Coté français, l’histoire d’Orangina et des Béton a toujours été compté comme celle de la communauté pied-noir au sens large. Cette version met surtout en avant le fait que les Béton aient été contraints de s’installer en France en 1961, à l’approche de l’indépendance de l’Algérie, et de créer une nouvelle usine à Vitrolles, près de Marseille.

Il s’avère que l’histoire de la limonade n’est pas quelque chose d’amusant…elle touche au cœur de la propriété foncière et de l’accumulation du capital sous le colonialisme”, déclare Asseraf. 

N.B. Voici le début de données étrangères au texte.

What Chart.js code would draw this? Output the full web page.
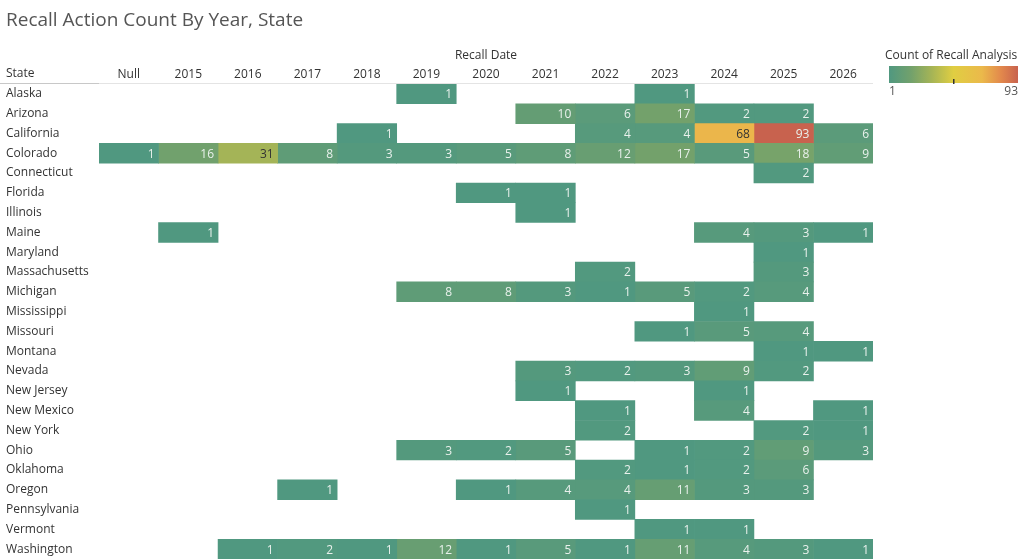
<!DOCTYPE html>
<html>
<head>
<meta charset="utf-8">
<script src="https://cdn.jsdelivr.net/npm/chart.js@4"></script>
<style>
  html, body { margin: 0; padding: 0; background: #fff; }
  #wrap { width: 1024px; height: 559px; position: relative; }
</style>
</head>
<body>
<div id="wrap"><canvas id="heatChart"></canvas></div>
<script>
// rows and columns
var states = ["Alaska", "Arizona", "California", "Colorado", "Connecticut", "Florida", "Illinois",
    "Maine", "Maryland", "Massachusetts", "Michigan", "Mississippi", "Missouri", "Montana", "Nevada",
    "New Jersey", "New Mexico", "New York", "Ohio", "Oklahoma", "Oregon", "Pennsylvania", "Vermont", "Washington"];
var years = ["Null", "2015", "2016", "2017", "2018", "2019", "2020", "2021", "2022", "2023", "2024", "2025", "2026"];

// counts per state, one entry per year column (null = no cell)
var alaska        = [null, null, null, null, null, 1, null, null, null, 1, null, null, null];
var arizona       = [null, null, null, null, null, null, null, 10, 6, 17, 2, 2, null];
var california    = [null, null, null, null, 1, null, null, null, 4, 4, 68, 93, 6];
var colorado      = [1, 16, 31, 8, 3, 3, 5, 8, 12, 17, 5, 18, 9];
var connecticut   = [null, null, null, null, null, null, null, null, null, null, null, 2, null];
var florida       = [null, null, null, null, null, null, 1, 1, null, null, null, null, null];
var illinois      = [null, null, null, null, null, null, null, 1, null, null, null, null, null];
var maine         = [null, 1, null, null, null, null, null, null, null, null, 4, 3, 1];
var maryland      = [null, null, null, null, null, null, null, null, null, null, null, 1, null];
var massachusetts = [null, null, null, null, null, null, null, null, 2, null, null, 3, null];
var michigan      = [null, null, null, null, null, 8, 8, 3, 1, 5, 2, 4, null];
var mississippi   = [null, null, null, null, null, null, null, null, null, null, 1, null, null];
var missouri      = [null, null, null, null, null, null, null, null, null, 1, 5, 4, null];
var montana       = [null, null, null, null, null, null, null, null, null, null, null, 1, 1];
var nevada        = [null, null, null, null, null, null, null, 3, 2, 3, 9, 2, null];
var newJersey     = [null, null, null, null, null, null, null, 1, null, null, 1, null, null];
var newMexico     = [null, null, null, null, null, null, null, null, 1, null, 4, null, 1];
var newYork       = [null, null, null, null, null, null, null, null, 2, null, null, 2, 1];
var ohio          = [null, null, null, null, null, 3, 2, 5, null, 1, 2, 9, 3];
var oklahoma      = [null, null, null, null, null, null, null, null, 2, 1, 2, 6, null];
var oregon        = [null, null, null, 1, null, null, 1, 4, 4, 11, 3, 3, null];
var pennsylvania  = [null, null, null, null, null, null, null, null, 1, null, null, null, null];
var vermont       = [null, null, null, null, null, null, null, null, null, 1, 1, null, null];
var washington    = [null, null, 1, 2, 1, 12, 1, 5, 1, 11, 4, 3, 1];

var counts = [alaska, arizona, california, colorado, connecticut, florida, illinois, maine, maryland,
    massachusetts, michigan, mississippi, missouri, montana, nevada, newJersey, newMexico, newYork,
    ohio, oklahoma, oregon, pennsylvania, vermont, washington];

var minCount = 1, maxCount = 93;

// colour ramp (teal -> gold -> red)
var stops = [
    [0.00, [80, 152, 128]],
    [0.17, [114, 161, 108]],
    [0.33, [165, 180, 86]],
    [0.50, [224, 206, 66]],
    [0.72, [235, 185, 75]],
    [0.87, [226, 136, 76]],
    [1.00, [200, 98, 78]]
];

function rampRgb(t) {
    for (var i = 1; i < stops.length; i++) {
        if (t <= stops[i][0]) {
            var a = stops[i - 1], b = stops[i];
            var f = (t - a[0]) / (b[0] - a[0]);
            return [0, 1, 2].map(function (k) { return Math.round(a[1][k] + (b[1][k] - a[1][k]) * f); });
        }
    }
    return stops[stops.length - 1][1];
}
function countRgb(v) {
    return rampRgb((v - minCount) / (maxCount - minCount));
}

// one floating-bar dataset per year column
var datasets = years.map(function (y, c) {
    return {
        label: y,
        data: counts.map(function (row) { return row[c] == null ? null : [c, c + 1]; }),
        backgroundColor: counts.map(function (row) {
            if (row[c] == null) return 'rgba(0,0,0,0)';
            var rgb = countRgb(row[c]);
            return 'rgb(' + rgb.join(',') + ')';
        }),
        borderWidth: 0,
        barPercentage: 1,
        categoryPercentage: 1,
        grouped: false
    };
});

var FONT = "'Open Sans', 'Noto Sans', sans-serif";

var cellText = {
    id: 'cellText',
    afterDatasetsDraw: function (chart) {
        var ctx = chart.ctx;
        ctx.save();
        ctx.font = '12px ' + FONT;
        ctx.textAlign = 'right';
        ctx.textBaseline = 'middle';
        chart.data.datasets.forEach(function (ds, c) {
            var meta = chart.getDatasetMeta(c);
            meta.data.forEach(function (bar, r) {
                var v = counts[r][c];
                if (v == null) return;
                var rgb = countRgb(v);
                var bright = (rgb[0] * 299 + rgb[1] * 587 + rgb[2] * 114) / 1000;
                ctx.fillStyle = bright > 155 ? '#333333' : '#e9f1ec';
                var right = Math.max(bar.x, bar.base);
                ctx.fillText(String(v), right - 4, bar.y + 1);
            });
        });
        ctx.restore();
    }
};

var headerAndLegend = {
    id: 'headerAndLegend',
    afterDraw: function (chart) {
        var ctx = chart.ctx, a = chart.chartArea;
        ctx.save();
        // header text + rule
        ctx.font = '12px ' + FONT;
        ctx.fillStyle = '#333';
        ctx.textAlign = 'left';
        ctx.textBaseline = 'middle';
        ctx.fillText('State', 6, 74);
        ctx.strokeStyle = '#c8c8c8';
        ctx.lineWidth = 1;
        ctx.beginPath();
        ctx.moveTo(0, a.top - 0.5);
        ctx.lineTo(a.left, a.top - 0.5);
        ctx.stroke();
        ctx.strokeStyle = '#e4e4e4';
        ctx.beginPath();
        ctx.moveTo(a.left, a.top - 0.5);
        ctx.lineTo(a.right, a.top - 0.5);
        ctx.stroke();

        // colour legend
        var lx = 889, ly = 66, lw = 129, lh = 17;
        ctx.font = '12px ' + FONT;
        ctx.fillStyle = '#333';
        ctx.textAlign = 'left';
        ctx.fillText('Count of Recall Analysis', 885, 56);
        var g = ctx.createLinearGradient(lx, 0, lx + lw, 0);
        stops.forEach(function (s) { g.addColorStop(s[0], 'rgb(' + s[1].join(',') + ')'); });
        ctx.fillStyle = g;
        ctx.fillRect(lx, ly, lw, lh);
        ctx.fillStyle = '#333';
        ctx.fillRect(lx + lw / 2 - 0.5, ly + lh - 4, 1.5, 5);
        ctx.font = '12px ' + FONT;
        ctx.fillStyle = '#555';
        ctx.fillText(String(minCount), lx, 92);
        ctx.textAlign = 'right';
        ctx.fillText(String(maxCount), lx + lw, 92);
        ctx.restore();
    }
};

new Chart(document.getElementById('heatChart'), {
    type: 'bar',
    data: { labels: states, datasets: datasets },
    plugins: [cellText, headerAndLegend],
    options: {
        indexAxis: 'y',
        responsive: true,
        maintainAspectRatio: false,
        animation: false,
        layout: { padding: { left: 6, right: 151, top: 0, bottom: 0 } },
        plugins: {
            legend: { display: false },
            tooltip: { enabled: false },
            title: {
                display: true,
                text: 'Recall Action Count By Year, State',
                align: 'start',
                color: '#555',
                font: { family: FONT, size: 19, weight: 'normal' },
                padding: { top: 9, bottom: 12 }
            }
        },
        scales: {
            x: {
                type: 'linear',
                min: 0,
                max: years.length,
                display: false
            },
            xTop: {
                type: 'category',
                labels: years,
                position: 'top',
                offset: true,
                grid: { display: false, drawTicks: false },
                border: { display: false },
                ticks: { color: '#333', font: { family: FONT, size: 12 }, padding: 2, maxRotation: 0, autoSkip: false },
                title: {
                    display: true,
                    text: 'Recall Date',
                    color: '#333',
                    font: { family: FONT, size: 12 },
                    padding: { top: 5, bottom: 2 }
                },
                afterFit: function (scale) { scale.height = 40.2; scale.paddingLeft = 0; scale.paddingRight = 0; }
            },
            y: {
                type: 'category',
                grid: { display: false, drawTicks: false },
                border: { display: false },
                ticks: { color: '#333', crossAlign: 'far', font: { family: FONT, size: 12 }, autoSkip: false },
                afterFit: function (scale) { scale.width = 93; scale.paddingTop = 0; scale.paddingBottom = 0; }
            }
        }
    }
});
</script>
</body>
</html>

Orangina déserte les cafés algériens

Près de 50 ans plus tard, Orangina est un succès commercial indéniable…sauf en Algérie. Très prisée des Algériens jusqu’au milieu des années 1980, Orangina a aujourd’hui quasiment disparu des cafés

“Au début des années 1990, la marque a subi de plein fouet l’ouverture du marché aux Américains Coca-Cola et Pepsi, qui font désormais figure de boissons favorites des Algériens avec les fleurons nationaux Hamoud et Selecto”, écrit Jeune Afrique.

Orangina boisson espagnole algérianisée qui finit par être française ? Pas selon Arthur Asseraf. Au travers de ses recherches, l’historien restaure une grande partie de la vérité des origines algériennes de la marque.